A number of historical conclusions follow from this: first, that the war that began in 1914 must properly be seen as having continued until 1990, at which time a legitimate constitutional form of the State achieved a consensus among the great powers; second, that the constitutional mandate sought by the parties at Versailles was therefore premature, and could only come when the ideological conflict among the great powers was settled; and third, that the so-called failure of Versailles was to a very great degree preordained, and perhaps could not ultimately have been avoided. In Book I, we took up the first of these conclusions. Here we shall take up the second and third.

Although the Versailles agreement might have been a constitution for the society of states in the way that the peace agreements at Westphalia and Vienna may be said to be, it can be quickly shown that this was not quite the case.

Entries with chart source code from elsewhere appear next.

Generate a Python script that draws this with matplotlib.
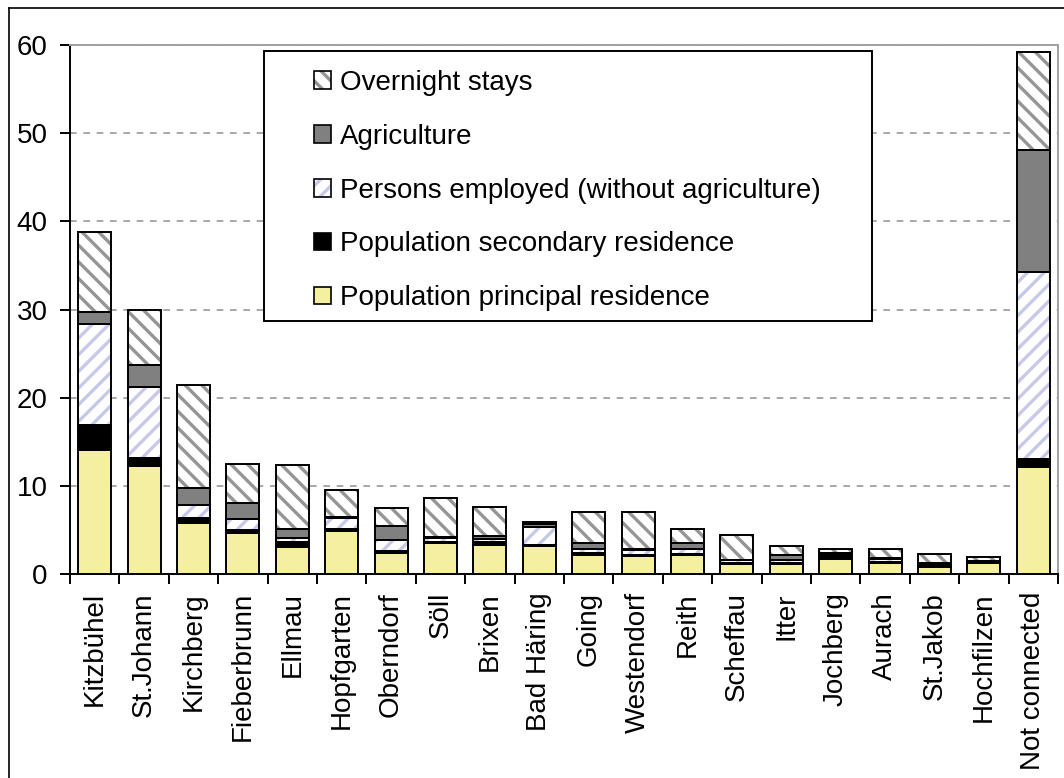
import matplotlib
matplotlib.use("Agg")
import matplotlib.pyplot as plt
import numpy as np
from matplotlib.patches import Patch, Rectangle
from matplotlib.lines import Line2D
from matplotlib.legend_handler import HandlerTuple

plt.rcParams['font.family'] = ['Liberation Sans', 'DejaVu Sans']
plt.rcParams['hatch.linewidth'] = 2.4

categories = ["Kitzbühel", "St.Johann", "Kirchberg", "Fieberbrunn", "Ellmau",
              "Hopfgarten", "Oberndorf", "Söll", "Brixen", "Bad Häring",
              "Going", "Westendorf", "Reith", "Scheffau", "Itter",
              "Jochberg", "Aurach", "St.Jakob", "Hochfilzen", "Not connected"]

principal = [14.1, 12.3, 5.8, 4.7, 3.1, 4.9, 2.4, 3.5, 3.3, 3.2,
             2.2, 2.0, 2.1, 1.1, 1.1, 1.7, 1.3, 0.8, 1.2, 12.1]
secondary = [2.8, 0.9, 0.6, 0.3, 0.5, 0.2, 0.2, 0.1, 0.35, 0.05,
             0.15, 0.2, 0.2, 0.15, 0.15, 0.5, 0.1, 0.4, 0.1, 0.95]
persons = [11.5, 8.0, 1.4, 1.2, 0.5, 1.3, 1.3, 0.5, 0.35, 2.1,
           0.45, 0.5, 0.5, 0.3, 0.3, 0.05, 0.35, 0.05, 0.15, 21.2]
agriculture = [1.3, 2.5, 2.0, 1.8, 1.0, 0.1, 1.5, 0.05, 0.3, 0.3,
               0.7, 0.1, 0.75, 0.05, 0.65, 0.1, 0.05, 0.05, 0.05, 13.8]
overnight = [9.1, 6.2, 11.6, 4.5, 7.3, 3.0, 2.1, 4.5, 3.3, 0.2,
             3.5, 4.2, 1.55, 2.8, 1.0, 0.5, 1.05, 1.0, 0.45, 11.2]

yticks = [0, 10, 20, 30, 40, 50, 60]

series = [
    ("Population principal residence", principal, "#f4f0a0", None, None),
    ("Population secondary residence", secondary, "#000000", None, None),
    ("Persons employed (without agriculture)", persons, "#ffffff", "//", "#c8c8ea"),
    ("Agriculture", agriculture, "#808080", None, None),
    ("Overnight stays", overnight, "#ffffff", "\\\\", "#959595"),
]

FS = 20
W, H = 1064, 778
fig = plt.figure(figsize=(W / 100, H / 100), dpi=100)
fig.patch.set_facecolor("white")
ax = fig.add_axes([70 / W, 1 - 574 / H, (1058 - 70) / W, (574 - 45) / H])

x = np.arange(len(categories))
width = 0.67
bottom = np.zeros(len(categories))
edge_lw = 1.4

handles = {}
for label, vals, color, hatch, hcolor in series:
    vals = np.array(vals)
    if hatch:
        ax.bar(x, vals, width, bottom=bottom, color=color, hatch=hatch,
               edgecolor=hcolor, linewidth=0, zorder=2)
        ax.bar(x, vals, width, bottom=bottom, fill=False,
               edgecolor="black", linewidth=edge_lw, zorder=3)
        handles[label] = (Patch(facecolor=color, hatch=hatch, edgecolor=hcolor, linewidth=0),
                          Patch(fill=False, edgecolor="black", linewidth=1.2))
    else:
        ax.bar(x, vals, width, bottom=bottom, color=color,
               edgecolor="black", linewidth=edge_lw, zorder=3)
        handles[label] = (Patch(facecolor=color, edgecolor="black", linewidth=1.2),)
    bottom += vals

ax.set_xlim(-0.5, len(categories) - 0.5)
ax.set_ylim(0, 60)
ax.set_yticks(yticks)
ax.set_yticklabels([str(v) for v in yticks], fontsize=FS)
ax.yaxis.grid(True, linestyle=(0, (4, 4)), color="#999999", linewidth=1.2, zorder=0)
ax.set_axisbelow(True)

ax.set_xticks(x)
ax.set_xticklabels(categories, rotation=90, fontsize=FS, va="top")
ax.set_xticks(np.arange(len(categories) + 1) - 0.5, minor=True)
ax.tick_params(axis="x", which="major", length=0, pad=13)
ax.tick_params(axis="x", which="minor", length=7, width=1.4, direction="out")
ax.tick_params(axis="y", which="major", length=7, width=1.4, direction="out", pad=9)

for side in ("left", "bottom"):
    ax.spines[side].set_color("black")
    ax.spines[side].set_linewidth(1.4)
for side in ("top", "right"):
    ax.spines[side].set_color("#a0a0a0")
    ax.spines[side].set_linewidth(1.4)

# legend box
fig.patches.append(Rectangle((264 / W, 1 - 321 / H), (872 - 264) / W, (321 - 51) / H,
                             transform=fig.transFigure, facecolor="white",
                             edgecolor="black", linewidth=1.4, zorder=5))

order = ["Overnight stays", "Agriculture", "Persons employed (without agriculture)",
         "Population secondary residence", "Population principal residence"]
leg = fig.legend([handles[k] for k in order], order,
                 handler_map={tuple: HandlerTuple(ndivide=1, pad=0)},
                 loc="upper left", bbox_to_anchor=(314 / W, 1 - 70 / H),
                 bbox_transform=fig.transFigure, frameon=False, fontsize=FS,
                 handlelength=0.6, handleheight=0.6, handletextpad=0.35,
                 labelspacing=1.0, borderpad=0, borderaxespad=0)
leg.set_zorder(6)

# outer frame
fig.add_artist(Line2D([9 / W, 9 / W], [0, 1 - 8 / H], transform=fig.transFigure,
                      color="black", linewidth=1.2))
fig.add_artist(Line2D([9 / W, 1], [1 - 8 / H, 1 - 8 / H], transform=fig.transFigure,
                      color="black", linewidth=1.2))

fig.savefig("out.png", dpi=100)
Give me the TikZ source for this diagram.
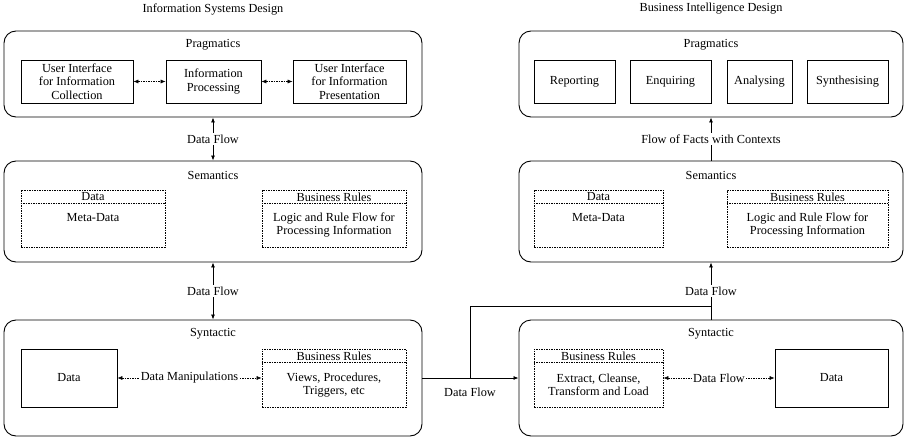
\documentclass[tikz,border=0pt]{standalone}
\usepackage{fontspec}
\setmainfont{Liberation Serif}
\usetikzlibrary{arrows.meta,positioning}
\tikzstyle{layer}=[draw, rounded corners=12pt, line width=0.9pt]
\tikzstyle{block}=[draw, rectangle, line width=0.7pt, align=center, inner sep=2pt]
\tikzstyle{dblock}=[block, dash pattern=on 1.5pt off 1pt]
\tikzstyle{lbl}=[fill=white, inner sep=1.5pt]
\tikzstyle{flow}=[line width=0.8pt]
\tikzstyle{dflow}=[line width=0.6pt, dash pattern=on 1.5pt off 1pt]

\begin{document}
\begin{tikzpicture}[x=1pt, y=-1pt, >={Latex[length=5pt,width=4pt]},
    font=\fontsize{12.3}{13.3}\selectfont]
    \useasboundingbox (0,0) rectangle (906,439);
    % titles
    \node (istitle) at (213,9) {Information Systems Design};
    \node (bititle) at (711,9) {Business Intelligence Design};
    % information systems design
    \node [layer, minimum width=418, minimum height=86] (isprag) at (213,74) {};
    \node (ispragt) at (213,45) {Pragmatics};
    \node [block, minimum width=112, minimum height=43] (uicol) at (77,81.5) {User Interface\\for Information\\Collection};
    \node [block, minimum width=95, minimum height=43] (infproc) at (213.5,81.5) {Information\\Processing};
    \node [block, minimum width=113, minimum height=43] (uipres) at (349.5,81.5) {User Interface\\for Information\\Presentation};
    \draw [dflow, <->] (uicol) -- (infproc);
    \draw [dflow, <->] (infproc) -- (uipres);

    \node [layer, minimum width=418, minimum height=101] (issem) at (213,211.5) {};
    \node (issemt) at (213,175) {Semantics};
    \node [dblock, minimum width=144, minimum height=57] (isdata) at (93,218.5) {};
    \draw [dflow] ([yshift=-14pt]isdata.north west) -- ([yshift=-14pt]isdata.north east);
    \node (isdatah) at (93,197) {Data};
    \node (isdatab) at (93,218) {Meta-Data};
    \node [dblock, minimum width=144, minimum height=57] (isrule) at (334,218.5) {};
    \draw [dflow] ([yshift=-14pt]isrule.north west) -- ([yshift=-14pt]isrule.north east);
    \node (isruleh) at (334,197) {Business Rules};
    \node [align=center] (isruleb) at (334,225) {Logic and Rule Flow for\\Processing Information};

    \node [layer, minimum width=418, minimum height=116] (issyn) at (213,378) {};
    \node (issynt) at (213,334) {Syntactic};
    \node [block, minimum width=96, minimum height=58] (isstore) at (69,378) {Data};
    \node [dblock, minimum width=144, minimum height=58] (isview) at (334,378) {};
    \draw [dflow] ([yshift=-14pt]isview.north west) -- ([yshift=-14pt]isview.north east);
    \node (isviewh) at (334,356) {Business Rules};
    \node [align=center] (isviewb) at (334,385) {Views, Procedures,\\Triggers, etc};
    \draw [dflow, <->] (isstore) -- node [lbl] {Data Manipulations} (isview);

    \draw [flow, <->] (isprag) -- node [lbl] {Data Flow} (issem);
    \draw [flow, <->] (issem) -- node [lbl] {Data Flow} (issyn);

    % business intelligence design
    \node [layer, minimum width=384, minimum height=86] (biprag) at (711,74) {};
    \node (bipragt) at (711,45) {Pragmatics};
    \node [block, minimum width=81, minimum height=43] (report) at (574.5,81.5) {Reporting};
    \node [block, minimum width=81, minimum height=43] (enquire) at (670.5,81.5) {Enquiring};
    \node [block, minimum width=65, minimum height=43] (analyse) at (759.5,81.5) {Analysing};
    \node [block, minimum width=81, minimum height=43] (synth) at (847.5,81.5) {Synthesising};

    \node [layer, minimum width=384, minimum height=101] (bisem) at (711,211.5) {};
    \node (bisemt) at (711,175) {Semantics};
    \node [dblock, minimum width=129, minimum height=57] (bidata) at (598.5,218.5) {};
    \draw [dflow] ([yshift=-14pt]bidata.north west) -- ([yshift=-14pt]bidata.north east);
    \node (bidatah) at (598.5,197) {Data};
    \node (bidatab) at (598.5,218) {Meta-Data};
    \node [dblock, minimum width=161, minimum height=57] (birule) at (807.5,218.5) {};
    \draw [dflow] ([yshift=-14pt]birule.north west) -- ([yshift=-14pt]birule.north east);
    \node (biruleh) at (807.5,197) {Business Rules};
    \node [align=center] (biruleb) at (807.5,225) {Logic and Rule Flow for\\Processing Information};

    \node [layer, minimum width=384, minimum height=116] (bisyn) at (711,378) {};
    \node (bisynt) at (711,334) {Syntactic};
    \node [dblock, minimum width=129, minimum height=58] (etl) at (598.5,378) {};
    \draw [dflow] ([yshift=-14pt]etl.north west) -- ([yshift=-14pt]etl.north east);
    \node (etlh) at (598.5,356) {Business Rules};
    \node [align=center] (etlb) at (598.5,385) {Extract, Cleanse,\\Transform and Load};
    \node [block, minimum width=113, minimum height=58] (bistore) at (831.5,378) {Data};
    \draw [dflow, <->] (etl) -- node [lbl] {Data Flow} (bistore);

    \draw [flow, ->] (bisem) -- node [lbl] {Flow of Facts with Contexts} (biprag);
    \draw [flow, ->] (bisyn) -- node [lbl] {Data Flow} (bisem);

    % flow between the two designs
    \coordinate (split) at (470,378);
    \coordinate (merge) at (711,306);
    \draw [flow] (issyn.east) -- (split);
    \draw [flow, ->] (split) -- (bisyn.west);
    \draw [flow] (split) |- (merge);
    \node (crossl) at (470,392) {Data Flow};
\end{tikzpicture}
\end{document}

The Treaty of Versailles and the various other treaties that together form the Peace of Paris of 1919 did not constitute a settlement consensually agreed to by the great powers who fought the war. The treaty terms of Versailles were imposed upon Germany, while hostile military action—a
blockade that starved thousands to death during the pendency of the Peace Conference—was still underway. A single state's constitution can of course be imposed by war, but a constitution for the society of states requires consensus because it depends upon the vanquished state playing by the rules once the war is over. Moreover, the United States refused to ratify the treaty that emerged from the Peace Conference, and the Soviet Union was excluded altogether. No constitutive agreement can emerge when so many great powers are absent or alienated.